A criação do Conselho citado foi uma determinação de Doria. Segundo o governo, seus integrantes "possuem ligação com os temas tratados pela pasta". Ao menos dois deles fizeram doações para a campanha de Doria de 2018. Não há informações de doações do CEO da JSL a Doria.
Em nota, Doria afirmou que "foi ao local para prestigiar a atuação da iniciativa privada do estado de São Paulo, assim como sempre fez".
"Durante a visita, ele enalteceu a profissão de caminhoneiro, que é umas das atividades essenciais durante a pandemia do coronavírus e que continua atuando para manter o setor de abastecimento funcionando", diz o texto enviado à reportagem.
A JSL diz que "vem realizando diversas ações, visando contribuir para minimizar os efeitos causados pela pandemia do novo coronavírus em nosso país".
"Entre as várias frentes bancadas pelas empresas do Grupo, encontra-se a distribuição das milhões de cestas básicas do Governo de São Paulo para os mais diversos municípios do Estado."
"Improbidade administrativa", dizem promotores
A reportagem entrevistou três promotores de Justiça, uma desembargadora do TJ-SP (Tribunal de Justiça de São Paulo) e um advogado sobre o assunto. Eles afirmam que o caso pode configurar improbidade administrativa, se provada a intenção do governador de beneficiar o amigo, de acordo com o artigo 11 da lei número 8.429 de 1992.
"Se trata de peça publicitária do governo para a qual foram destinadas verbas públicas. Em tese, trata-se de peça a promover a imagem dos caminhoneiros, mas há um fato objetivo que chama a atenção: não só aparecem inúmeras imagens de uma única empresa, a qual passa a ser naturalmente vinculada aos benefícios públicos que a peça procura transmitir, como o próprio governador veste o capacete dessa empresa", diz o advogado constitucionalista André Portugal.
Portugal explica que a Constituição elenca princípios que devem ser seguidos pelo administrador público.
"Nenhum agente público pode tratar a coisa pública como se fosse coisa privada, e, mais do que isso, como se fosse sua. (...) O gestor público não pode por exemplo, escolher os contratados do governo entre empresários de seu círculo de amizades."

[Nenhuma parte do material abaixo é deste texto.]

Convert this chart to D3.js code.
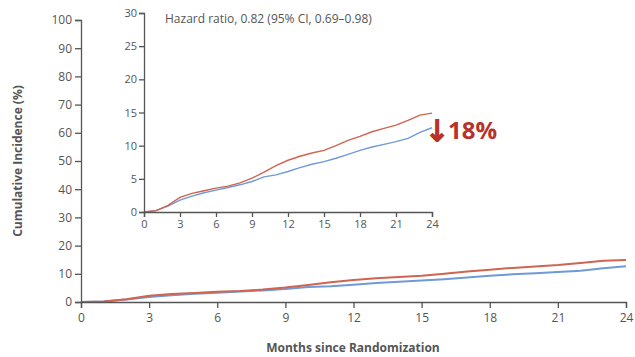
<!DOCTYPE html>
<html>
<head>
<meta charset="utf-8">
<script src="https://cdn.jsdelivr.net/npm/d3@7"></script>
<style>
  body { margin: 0; background: #fff; }
  text { font-family: "Open Sans", "Noto Sans", sans-serif; fill: #555; }
  .domain, .tick line { stroke: #555; stroke-width: 1.3; }
</style>
</head>
<body>
<div id="chart"></div>
<script>
// months since randomization
var months = [0, 1, 2, 3, 4, 5, 6, 7, 8, 9, 10, 11, 12, 13, 14, 15, 16, 17, 18, 19, 20, 21, 22, 23, 24]
// cumulative incidence (%) per group
var redSeries = [0, 0.2, 1.0, 2.2, 2.8, 3.2, 3.6, 3.9, 4.4, 5.1, 6.0, 7.0, 7.8, 8.4, 8.9, 9.3, 10.0, 10.8, 11.4, 12.1, 12.6, 13.1, 13.8, 14.6, 14.9]
var blueSeries = [0, 0.2, 0.9, 1.8, 2.4, 2.9, 3.3, 3.7, 4.1, 4.6, 5.3, 5.6, 6.1, 6.7, 7.2, 7.6, 8.1, 8.7, 9.3, 9.8, 10.2, 10.6, 11.1, 12.0, 12.7]
var xTicks = [0, 3, 6, 9, 12, 15, 18, 21, 24]
var mainYTicks = [0, 10, 20, 30, 40, 50, 60, 70, 80, 90, 100]
var insetYTicks = [0, 5, 10, 15, 20, 25, 30]

var svg = d3.select('#chart').append('svg')
  .attr('width', 635)
  .attr('height', 357)

var redColor = '#cf6450'
var blueColor = '#6f9ad8'

function drawLines (g, x, y, w) {
  var line = d3.line()
    .x(function (d, i) { return x(months[i]) })
    .y(function (d) { return y(d) })
  g.append('path').datum(blueSeries)
    .attr('fill', 'none').attr('stroke', blueColor).attr('stroke-width', w)
    .attr('d', line)
  g.append('path').datum(redSeries)
    .attr('fill', 'none').attr('stroke', redColor).attr('stroke-width', w)
    .attr('d', line)
}

// main chart
var x = d3.scaleLinear().domain([0, 24]).range([81, 626])
var y = d3.scaleLinear().domain([0, 100]).range([302, 20])

var main = svg.append('g')
drawLines(main, x, y, 2)

main.append('g')
  .attr('transform', 'translate(0,302)')
  .call(d3.axisBottom(x).tickValues(xTicks).tickSize(6).tickPadding(5))
  .selectAll('text').style('font-size', '12px')

main.append('g')
  .attr('transform', 'translate(81,0)')
  .call(d3.axisLeft(y).tickValues(mainYTicks).tickSize(6).tickPadding(3))
  .selectAll('text').style('font-size', '12px')

main.append('text')
  .attr('x', 353).attr('y', 352)
  .attr('text-anchor', 'middle')
  .style('font-size', '12px').style('font-weight', 'bold')
  .text('Months since Randomization')

main.append('text')
  .attr('transform', 'translate(22,161) rotate(-90)')
  .attr('text-anchor', 'middle')
  .style('font-size', '12px').style('font-weight', 'bold')
  .text('Cumulative Incidence (%)')

// inset chart
var xi = d3.scaleLinear().domain([0, 24]).range([144, 432])
var yi = d3.scaleLinear().domain([0, 30]).range([212, 13])

var inset = svg.append('g')
drawLines(inset, xi, yi, 1.4)

inset.append('g')
  .attr('transform', 'translate(0,212)')
  .call(d3.axisBottom(xi).tickValues(xTicks).tickSize(5).tickPadding(3))
  .selectAll('text').style('font-size', '11px')

inset.append('g')
  .attr('transform', 'translate(144,0)')
  .call(d3.axisLeft(yi).tickValues(insetYTicks).tickSize(5).tickPadding(2))
  .selectAll('text').style('font-size', '11px')

inset.append('text')
  .attr('x', 165).attr('y', 23)
  .style('font-size', '12px')
  .text('Hazard ratio, 0.82 (95% CI, 0.69\u20130.98)')

// reduction callout
inset.append('text')
  .attr('x', 425).attr('y', 141)
  .style('font-family', '"DejaVu Sans", sans-serif')
  .style('font-size', '29px')
  .style('fill', '#b8312a')
  .style('stroke', '#b8312a')
  .style('stroke-width', 1.6)
  .text('\u2193')

inset.append('text')
  .attr('x', 448).attr('y', 139)
  .style('font-size', '24px').style('font-weight', 'bold')
  .style('fill', '#b8312a')
  .text('18%')
</script>
</body>
</html>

Os promotores ouvidos pediram para não ter a identidade revelada porque, como a infração pode ter sido cometida pelo governador, fica sob a responsabilidade do procurador-geral de Justiça, Mario Sarrubo, uma possível investigação. A reportagem contatou o procurador por mensagens de texto, telefone e por e-mail, mas não teve retorno
Um dos promotores diz que a ação constituiria improbidade administrativa porque o governo teria recebido vantagem econômica (doações da JSL, de valor não especificado, para o combate à covid-19) e há indícios de que o governador, um agente público, tenha beneficiado a empresa com exposição publicitária. A iniciativa ainda viola, segundo o promotor, princípios da imparcialidade e legalidade.

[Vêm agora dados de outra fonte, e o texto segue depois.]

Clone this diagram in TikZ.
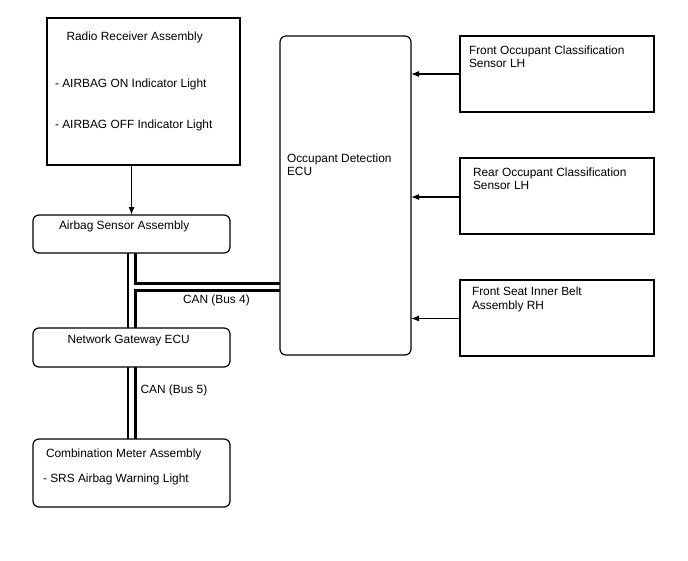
\documentclass[tikz,border=0pt]{standalone}
\usepackage{fontspec}
\setmainfont{Liberation Sans}
\usetikzlibrary{arrows.meta}
\pgfdeclarelayer{bg}
\pgfsetlayers{bg,main}
\begin{document}
\begin{tikzpicture}[x=1pt,y=-1pt,
  every node/.style={inner sep=0pt,outer sep=0pt},
  sqbox/.style={draw,line width=1.2pt,fill=white,anchor=north west},
  rbox/.style={sqbox,rounded corners=6pt},
  txt/.style={anchor=west,align=left,font=\fontsize{11.9}{13.4}\selectfont},
  arr/.style={line width=1.1pt,-{Latex[length=8pt,width=6pt]}},
  busblack/.style={line width=10pt,black},
  buswhite/.style={line width=4.4pt,white}]
\useasboundingbox (0,0) rectangle (688,560);
% boxes
\node[sqbox,minimum width=193,minimum height=147] (radio) at (47,18) {};
\node[rbox,minimum width=197,minimum height=38] (airbag) at (33,215) {};
\node[rbox,minimum width=197,minimum height=39] (gateway) at (33,328) {};
\node[rbox,minimum width=197,minimum height=68] (combo) at (33,439) {};
\node[rbox,minimum width=131,minimum height=319] (ecu) at (280,36) {};
\node[sqbox,minimum width=194,minimum height=76] (fro) at (460,36) {};
\node[sqbox,minimum width=194,minimum height=76] (rea) at (460,158) {};
\node[sqbox,minimum width=194,minimum height=76] (fsb) at (460,280) {};
% texts
\node[txt] (t1) at (66.5,37) {Radio Receiver Assembly};
\node[txt] (t2) at (55,84) {- AIRBAG ON Indicator Light};
\node[txt] (t3) at (55,125) {- AIRBAG OFF Indicator Light};
\node[txt] (t4) at (59,226.5) {Airbag Sensor Assembly};
\node[txt] (t5) at (67.5,340) {Network Gateway ECU};
\node[txt] (t6) at (46,454.5) {Combination Meter Assembly};
\node[txt] (t7) at (43,479.5) {- SRS Airbag Warning Light};
\node[txt] (t8) at (287,165) {Occupant Detection\\ECU};
\node[txt] (t9) at (469,57) {Front Occupant Classification\\Sensor LH};
\node[txt] (t10) at (473,178.5) {Rear Occupant Classification\\Sensor LH};
\node[txt] (t11) at (472,299.5) {Front Seat Inner Belt\\Assembly RH};
\node[txt] (c4) at (183,300) {CAN (Bus 4)};
\node[txt] (c5) at (140.5,390.5) {CAN (Bus 5)};
% connectors
\coordinate (busx) at (131.5,0);
\coordinate (junc) at (131.5,287);
\coordinate (y1) at (0,74);
\coordinate (y2) at (0,197);
\coordinate (y3) at (0,318.5);
\draw[arr] (radio.south -| busx) -- (airbag.north -| busx);
\draw[arr] (fro.west |- y1) -- (ecu.east |- y1);
\draw[arr] (rea.west |- y2) -- (ecu.east |- y2);
\draw[arr] (fsb.west |- y3) -- (ecu.east |- y3);
\begin{pgfonlayer}{bg}
\fill[white] (0,0) rectangle (688,560);
\draw[busblack] (airbag.south -| busx) -- (gateway.north -| busx);
\draw[busblack] (junc) -- (junc -| ecu.west);
\draw[busblack] (gateway.south -| busx) -- (combo.north -| busx);
\draw[buswhite] (airbag.south -| busx) -- (gateway.north -| busx);
\draw[buswhite] (junc) -- (junc -| ecu.west);
\draw[buswhite] (gateway.south -| busx) -- (combo.north -| busx);
\end{pgfonlayer}
\end{tikzpicture}
\end{document}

Por meio de nota, o MP disse que "não pode antecipar juízo de valor sobre fatos concretos e que as autoridades públicas, como é intrínseco ao Estado Democrático de Direito, estão sob o escrutínio dos órgãos de controle em geral".
Outros processos contra Doria
O governador responde por ao menos dois processos de improbidade administrativa. Um deles é relacionado ao uso do slogan "Cidade Linda", no qual ele chegou a ser condenado em primeira instância e teve seus direitos políticos cassados. O Ministério Público alega, nas propagandas veiculadas por Doria com o slogan, ele teria utilizado verba pública para benefício próprio.
Em outra ação, desta vez impetrada pelo Ministério Público Eleitoral, Doria responde "por uso da publicidade institucional da prefeitura de São Paulo, durante a gestão de Doria, para promover sua futura candidatura nas eleições 2018".